Bariachi of Ulaanbaatar
Mongolia: Geopolitics and the Environment
Abstract
Baria zasal is a distinct branch of traditional Mongolian medicine that heals tarkhi khodlokh (shaken head), tarkhinii daralt (brain pressure), broken bones, huuhdiin bailal uurchlugduh (the angular or horizontal position of a fetus), and savnii bairlaliin uurchlult (the position changing of the uterus). Traditionally, practitioners of baria zasal, termed bariachi, have healed these ailments using a combination of massage and bioenergy. Recently, however, there has been an outcropping of formally-trained lay bariachi who do not purport to possess this hereditable gift. This, combined with the new profitability of being an urban bariachi, has led to a flood of bariachi in Ulaanbaatar in the past ten years.
Due to the lack of academic research on baria zasal, the evolution of baria zasal in the past hundred years has been undocumented. The following paper is perhaps the first that showcases the alterations in training of urban bariachi, the new emphasis on scientific knowledge, the development of baria zasal as a full-time occupation, the aliments treated, and the evolution of baria zasal’s role in the medical system.

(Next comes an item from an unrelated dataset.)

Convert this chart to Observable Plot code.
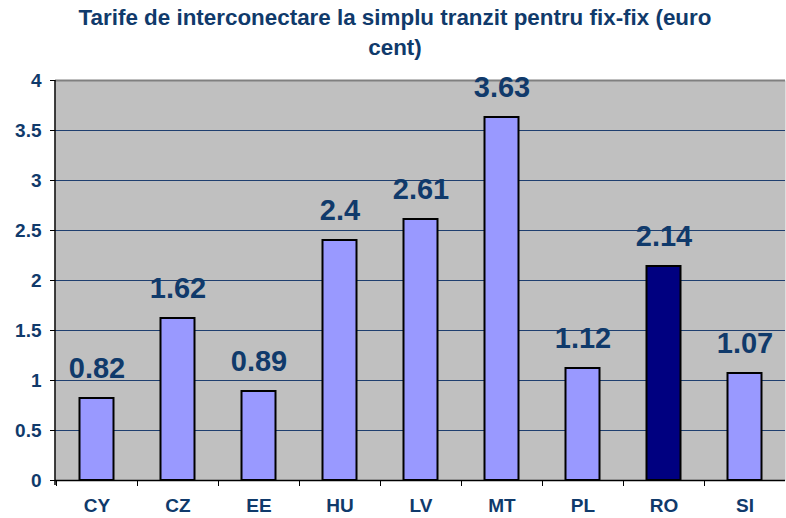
<!DOCTYPE html>
<html>
<head>
<meta charset="utf-8">
<script src="https://cdn.jsdelivr.net/npm/d3@7"></script>
<script src="https://cdn.jsdelivr.net/npm/@observablehq/plot@0.6"></script>
<style>
  html, body { margin: 0; padding: 0; background: #fff; }
  #wrap { position: relative; width: 786px; height: 518px; font-family: "Liberation Sans", Arial, sans-serif; }
  #title { position: absolute; left: 2px; top: 3px; width: 786px; text-align: center; font-weight: bold; font-size: 22.4px; line-height: 30px; color: #103a6b; }
  #chart { position: absolute; left: 0; top: 0; }
</style>
</head>
<body>
<div id="wrap">
  <div id="chart"></div>
  <div id="title">Tarife de interconectare la simplu tranzit pentru fix-fix (euro<br>cent)</div>
</div>
<script>
const categories = ["CY", "CZ", "EE", "HU", "LV", "MT", "PL", "RO", "SI"];
const values = [0.82, 1.62, 0.89, 2.4, 2.61, 3.63, 1.12, 2.14, 1.07];
const highlighted = ["RO"];
const yTicks = [0, 0.5, 1, 1.5, 2, 2.5, 3, 3.5, 4];
const gridTicks = [0.5, 1, 1.5, 2, 2.5, 3, 3.5];

const data = categories.map((c, i) => ({cat: c, value: values[i]}));
const textColor = "#103a6b";

function axisDecor(index, scales, vals, dims) {
  const g = d3.create("svg:g");
  const x0 = dims.marginLeft;
  const yTop = dims.marginTop;
  const yBot = dims.height - dims.marginBottom;
  g.append("line").attr("x1", x0).attr("x2", x0).attr("y1", yTop).attr("y2", yBot + 5)
    .attr("stroke", "#000").attr("stroke-width", 1.5);
  for (const c of categories) {
    const x = scales.x(c) + 0.5;
    g.append("line").attr("x1", x).attr("x2", x).attr("y1", yBot).attr("y2", yBot + 6)
      .attr("stroke", "#000").attr("stroke-width", 1);
  }
  return g.node();
}

const chart = Plot.plot({
  width: 786,
  height: 518,
  marginTop: 80,
  marginBottom: 38,
  marginLeft: 55,
  marginRight: 1,
  style: {fontFamily: "'Liberation Sans', Arial, sans-serif", background: "transparent"},
  x: {domain: categories, padding: 0, label: null},
  y: {domain: [0, 4], label: null},
  marks: [
    Plot.frame({fill: "#C0C0C0", stroke: null}),
    Plot.gridY(gridTicks, {stroke: "#1f3f6f", strokeOpacity: 1, strokeWidth: 1}),
    Plot.ruleY([4], {stroke: "#808080", strokeWidth: 2}),
    Plot.barY(data, {
      x: "cat", y: "value",
      fill: d => highlighted.includes(d.cat) ? "#000080" : "#9999FF",
      stroke: "#000", strokeWidth: 2,
      insetLeft: 23.5, insetRight: 23.5
    }),
    Plot.ruleY([0], {stroke: "#000", strokeWidth: 1.5}),
    Plot.text(data, {
      x: "cat", y: "value", text: d => String(d.value),
      dy: -30, fontSize: 29, fontWeight: "bold", fill: textColor
    }),
    Plot.axisY(yTicks, {tickSize: 5, tickPadding: 9, tickFormat: d => String(d), fontSize: 19, fontWeight: "bold", fill: textColor, stroke: "#000", label: null}),
    Plot.axisX({tickSize: 0, tickPadding: 18, fontSize: 19, fontWeight: "bold", fill: textColor, label: null}),
    axisDecor
  ]
});
document.getElementById("chart").appendChild(chart);
</script>
</body>
</html>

Twenty-seven informants were interviewed about the shifts in baria zasal in the past hundred years as well as the perceived causes. Eighteen of these interviews were conducted with urban bariachi; nine were conducted with community members. The three main perceived causes behind these changes were the suppression of baria zasal during the socialist era, biomedicine’s emergence into the Mongolian medical landscape, and the Mongolian population’s rapid urbanization.